So I sing a song of love for Julia

JOHN Lennon's sister wants the world to know the truth about their mother. Laura Davis reports

"My mother was being told daily ‘you are not keeping this baby, you have done a dreadful thing'," says the younger Julia, who did not find out about her sister, Victoria (later named Ingrid by her adoptive family), until she was an adult.
 
"She spent the entire pregnancy indoors in her room. We would see her behaviour now as depression.
 
"I know that my mother fed the baby for six weeks. She fed her as Victoria and she was taken away as Ingrid."
 
Past accounts of Lennon's childhood have generally described his Aunt Mimi as a caring woman who gave the boy a home when his mother was unable to look after him.
 
His sister believes this is far from the truth.
 
"Instead of helping my mother, Mimi took her son away.

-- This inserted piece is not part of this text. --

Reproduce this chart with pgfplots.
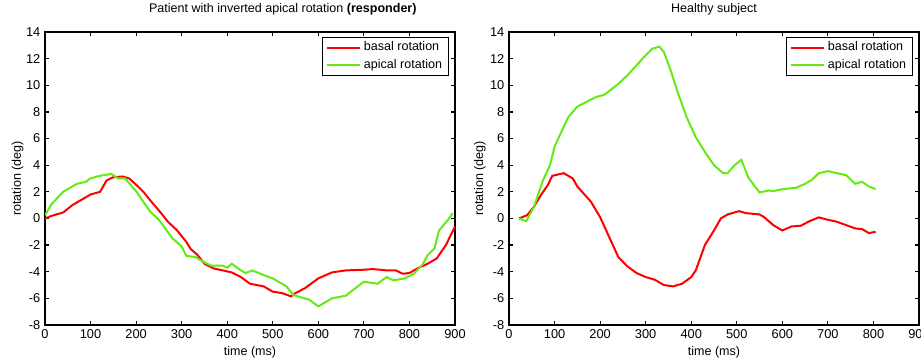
\documentclass[border=0pt]{standalone}
\usepackage{fontspec}
\setmainfont{Liberation Sans}
\usepackage{pgfplots}
\pgfplotsset{compat=1.18}
\definecolor{mred}{RGB}{255,0,0}
\definecolor{mgreen}{RGB}{100,235,20}
\pgfplotsset{
  mstyle/.style={
    scale only axis, width=307.5pt, height=219.75pt,
    xmin=0, xmax=900, ymin=-8, ymax=14,
    xtick={0,100,...,900}, ytick={-8,-6,...,14},
    tick align=inside, tick pos=both, major tick length=3pt,
    axis line style={line width=1.1pt},
    every tick/.style={black, line width=0.9pt},
    ticklabel style={font=\fontsize{9.6}{10}\selectfont},
    /pgf/number format/assume math mode=true,
    xlabel={time (ms)}, ylabel={rotation (deg)},
    label style={font=\fontsize{9.4}{10}\selectfont},
    xlabel style={at={([yshift=-23.25pt]axis description cs:0.5,0)}, anchor=base},
    title style={font=\fontsize{9.4}{10}\selectfont, anchor=base},
    legend cell align=left,
    legend image code/.code={\draw[#1] (0pt,0pt) -- (24.75pt,0pt);},
    legend style={draw=black, line width=0.5pt, inner xsep=3pt, inner ysep=1.25pt,
      row sep=0pt, anchor=north east,
      nodes={font=\fontsize{9.4}{10}\selectfont, text height=7pt, text depth=2pt, inner sep=2pt},
      at={([xshift=-4.5pt,yshift=-3.75pt]axis description cs:1,1)}},
    every axis plot/.append style={line width=1.5pt},
  }
}
\begin{document}
\begin{tikzpicture}
\useasboundingbox (0,0) rectangle (690.75pt,270pt);
\begin{axis}[mstyle, at={(33.75pt,26.25pt)}, anchor=south west,
  title={Patient with inverted apical rotation \textbf{(responder)}},
  title style={at={([yshift=8.25pt]axis description cs:0.58,1)}},
  ylabel style={at={([xshift=-18pt]axis description cs:0,0.5)}, anchor=base}]
\addplot[mred] coordinates {
(0,0) (15,0.2) (40,0.45) (60,1.0) (80,1.4) (100,1.8) (121,2.0) (135,2.85) (150,3.1) (171,3.15) (185,3.0) (201,2.5) (216,2.0) (230,1.4) (250,0.6) (270,-0.25) (290,-0.9) (310,-1.75) (320,-2.3) (335,-2.75) (350,-3.4) (370,-3.75) (390,-3.9) (410,-4.05) (430,-4.4) (450,-4.9) (480,-5.1) (500,-5.5) (520,-5.6) (540,-5.85) (550,-5.6) (570,-5.25) (600,-4.5) (630,-4.05) (660,-3.9) (700,-3.85) (720,-3.8) (750,-3.9) (770,-3.9) (785,-4.15) (800,-4.1) (820,-3.7) (840,-3.4) (860,-3.0) (880,-2.0) (900,-0.6)};
\addlegendentry{basal rotation}
\addplot[mgreen] coordinates {
(0,0.25) (15,1.1) (40,2.0) (70,2.6) (90,2.75) (99,3.0) (120,3.2) (146,3.34) (160,3.0) (176,3.0) (201,2.0) (230,0.55) (250,-0.1) (280,-1.5) (300,-2.1) (310,-2.8) (330,-2.9) (350,-3.3) (365,-3.55) (390,-3.55) (400,-3.7) (410,-3.4) (430,-3.9) (440,-4.1) (455,-3.9) (480,-4.25) (500,-4.5) (530,-5.1) (545,-5.75) (580,-6.1) (600,-6.6) (630,-6.0) (660,-5.8) (700,-4.75) (730,-4.9) (750,-4.4) (765,-4.65) (790,-4.5) (810,-4.15) (830,-3.4) (840,-2.75) (855,-2.25) (865,-0.9) (885,-0.1) (895,0.4)};
\addlegendentry{apical rotation}
\end{axis}
\begin{axis}[mstyle, at={(381.75pt,26.25pt)}, anchor=south west,
  title={Healthy subject},
  title style={at={([yshift=8.25pt]axis description cs:0.5,1)}},
  ylabel style={at={([xshift=-19.5pt]axis description cs:0,0.5)}, anchor=base}]
\addplot[mred] coordinates {
(22,0) (40,0.25) (55,0.9) (70,1.75) (85,2.5) (95,3.2) (120,3.4) (140,3.0) (150,2.4) (180,1.25) (200,0.1) (220,-1.4) (240,-2.9) (260,-3.6) (280,-4.1) (300,-4.4) (320,-4.6) (340,-5.0) (360,-5.1) (380,-4.9) (400,-4.4) (410,-3.9) (430,-2.0) (450,-0.9) (465,0.0) (480,0.3) (505,0.55) (520,0.4) (550,0.3) (560,0.1) (580,-0.5) (600,-0.9) (620,-0.6) (640,-0.55) (660,-0.2) (680,0.08) (700,-0.1) (720,-0.25) (740,-0.5) (760,-0.75) (775,-0.8) (790,-1.1) (805,-1.0)};
\addlegendentry{basal rotation}
\addplot[mgreen] coordinates {
(22,0) (38,-0.2) (55,0.9) (75,2.9) (90,4.0) (100,5.4) (115,6.5) (130,7.6) (150,8.4) (170,8.75) (190,9.1) (210,9.3) (240,10.1) (260,10.75) (280,11.5) (300,12.25) (315,12.75) (330,12.9) (340,12.5) (355,11.1) (370,9.5) (390,7.6) (410,6.1) (430,5.0) (450,4.0) (470,3.4) (480,3.4) (495,4.0) (510,4.4) (525,3.1) (540,2.4) (550,1.95) (570,2.1) (580,2.05) (600,2.2) (630,2.3) (650,2.6) (665,2.9) (680,3.4) (700,3.55) (720,3.4) (740,3.25) (760,2.6) (775,2.75) (790,2.4) (805,2.2)};
\addlegendentry{apical rotation}
\end{axis}
\end{tikzpicture}
\end{document}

Nanny (another of the Stanley sisters) said the only time Pop (their father) and Mary were ever united was in getting John."
 
Julia Lennon was in disgrace. She had lost a child, her father was disappointed in her behaviour, her husband was still away at sea, and she had seen him only a handful of times in five years.
 
In her lonely state, it was understandable that she would fall for John Albert Dykins, a dark-skinned man with deep brown eyes who was prepared to overlook her social standing and with whom she would have two daughters - Julia and Jackie.
 
When Alf returned in 1946, she told him that she considered their marriage to be over and moved in with Bobby, as she had begun calling her beau.
 
"Mimi made three visits," reveals Julia, who now lives close to the Cheshire-Shropshire border with her partner, Roger. Her first marriage ended shortly after John's death.